Sur le plan boursier, Cosumar bénéficie d’une forte attractivité auprès des investisseurs nationaux et internationaux, grâce à ses fondamentaux solides et son statut de valeur de rendement. Malgré un contexte marqué par le stress hydrique et les défis liés à la gestion des ressources en eau, l’entreprise continue d’afficher des performances solides.
« Malgré ces contraintes, nous avons su rester rentables et attractifs », souligne M. Mounir, tout en laissant entendre que le recours à la Bourse pourrait être envisagé pour financer ses futurs projets d’expansion.
L’ascension de cartier Saada en bourse : de 60 à 250 millions de dirhams

Acteur historique du secteur agroalimentaire, Cartier Saada a connu une transformation stratégique depuis son introduction en Bourse en 2006. Fondée en 1947, l’entreprise, historiquement familiale, a choisi la cotation pour structurer son financement et accélérer son développement international.
« À l’époque, nous avions plusieurs options : recourir aux banques, faire appel à des investisseurs privés ou entrer en Bourse. La cotation nous a offert un cadre de gouvernance solide, avec des organes de gestion, de transparence et des comités stratégiques », explique M. Hicham Meziane, directeur général adjoint de Cartier Saada. Cette décision a permis à Cartier Saada de lever 22,2 millions de dirhams, un tournant décisif pour son expansion.
Grâce à ce financement, le chiffre d’affaires de l’entreprise est passé de 60 millions de dirhams en 2006 à 250 millions aujourd’hui. « Ce fut un véritable bond en avant.

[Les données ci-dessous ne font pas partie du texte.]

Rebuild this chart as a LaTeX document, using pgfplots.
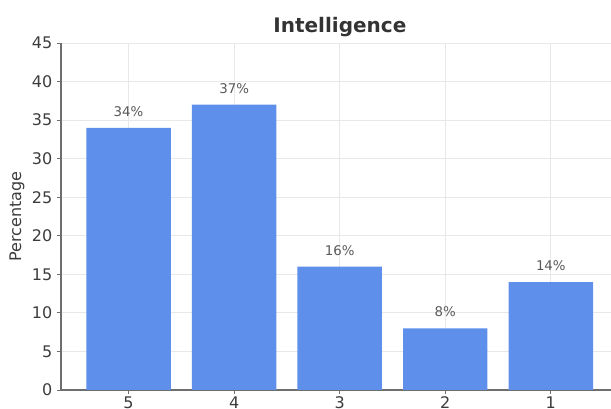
\documentclass[border=0pt]{standalone}
\usepackage{fontspec}
\setmainfont{DejaVu Sans}
\usepackage{pgfplots}
\pgfplotsset{compat=1.18}
\definecolor{barblue}{RGB}{94,143,235}
\definecolor{spine}{RGB}{110,110,110}
\definecolor{ticktext}{RGB}{60,60,60}
\begin{document}
\begin{tikzpicture}
\useasboundingbox (-45.75pt,-14.25pt) rectangle (412.5pt,292.5pt);
\begin{axis}[
  at={(0,0)}, anchor=south west,
  scale only axis,
  width=412.5pt, height=260.25pt,
  /pgf/number format/assume math mode=true,
  axis x line=bottom, axis y line=left,
  axis line style={spine, line width=0.8pt, -},
  xmin=-0.64, xmax=4.57,
  ymin=0, ymax=45,
  ytick={0,5,...,45},
  xtick={0,1,2,3,4},
  xticklabels={5,4,3,2,1},
  tick align=outside,
  major tick length=3pt,
  tick style={spine, line width=0.6pt},
  ticklabel style={font=\fontsize{12}{14}\selectfont, text=ticktext},
  xticklabel style={yshift=1.5pt},
  grid=major,
  grid style={gray!18, line width=0.6pt},
  ylabel={Percentage},
  every axis y label/.style={at={(axis description cs:0,0.5)}, xshift=-33pt, rotate=90, anchor=center, font=\fontsize{12}{14}\selectfont, text=ticktext},
  title={\textbf{Intelligence}},
  every axis title/.style={at={(axis description cs:0.507,1)}, anchor=center, yshift=12pt, font=\fontsize{15}{18}\selectfont, text=black!80},
  ybar, bar width=0.8,
  nodes near coords={\pgfmathprintnumber{\pgfplotspointmeta}\%},
  every node near coord/.append style={font=\fontsize{10}{12}\selectfont, text=black!65, yshift=5pt},
]
\addplot[fill=barblue, draw=none] coordinates {(0,34) (1,37) (2,16) (3,8) (4,14)};
\end{axis}
\end{tikzpicture}
\end{document}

Nous sommes passés de quelques marchés à une présence dans plus de trente pays », souligne M. Hicham Meziane.
Au-delà de l’aspect financier, l’entrée en Bourse a consolidé la crédibilité de l’entreprise sur la scène internationale. « Être coté change la nature des discussions. La confiance s’installe plus rapidement, ce qui fluidifie la mise en place de partenariats stratégiques », explique-t-il.
L’arrivée en 2019 d’un nouvel actionnaire américain, détenant 10 % du capital, a permis à Cartier Saada d’accéder au marché américain, premier importateur mondial d’olives de table. « Grâce à ce partenariat, nous avons pu franchir un cap dans notre développement international et multiplier notre chiffre d’affaires », conclut-il.
Financement agroalimentaire : la Bourse moteur de croissance

De son côté, Brahim Benjelloun Touimi, nouveau président du Conseil d’Administration de la Bourse de Casablanca, a mis en avant le rôle stratégique du marché boursier dans le financement et le développement des entreprises du secteur.
« La Bourse de Casablanca est une plateforme ouverte et accessible, offrant des opportunités uniques aux entreprises marocaines », a-t-il affirmé, rappelant que son rôle ne se limite pas à la levée de fonds. Elle représente un véritable levier d’institutionnalisation et de gouvernance, en favorisant la transparence financière, la présence d’administrateurs indépendants et une structuration plus pérenne des entreprises.
Pour Brahim Benjelloun Touimi, le défi est d’intensifier l’investissement dans les industries agroalimentaires, d’encourager l’innovation et de mobiliser davantage l’épargne à travers le marché financier. Il a insisté sur l’importance de transformer les industries agroalimentaires en entreprises à forte valeur ajoutée, capables de s’intégrer pleinement dans les chaînes de valeur régionales et internationales.
En clôture de la conférence, il a lancé un appel à la mobilisation de toutes les parties prenantes, soulignant que « financer un agrobusiness résilient, ouvert à l’international et en croissance durable » est une priorité pour l’avenir de l’industrie marocaine.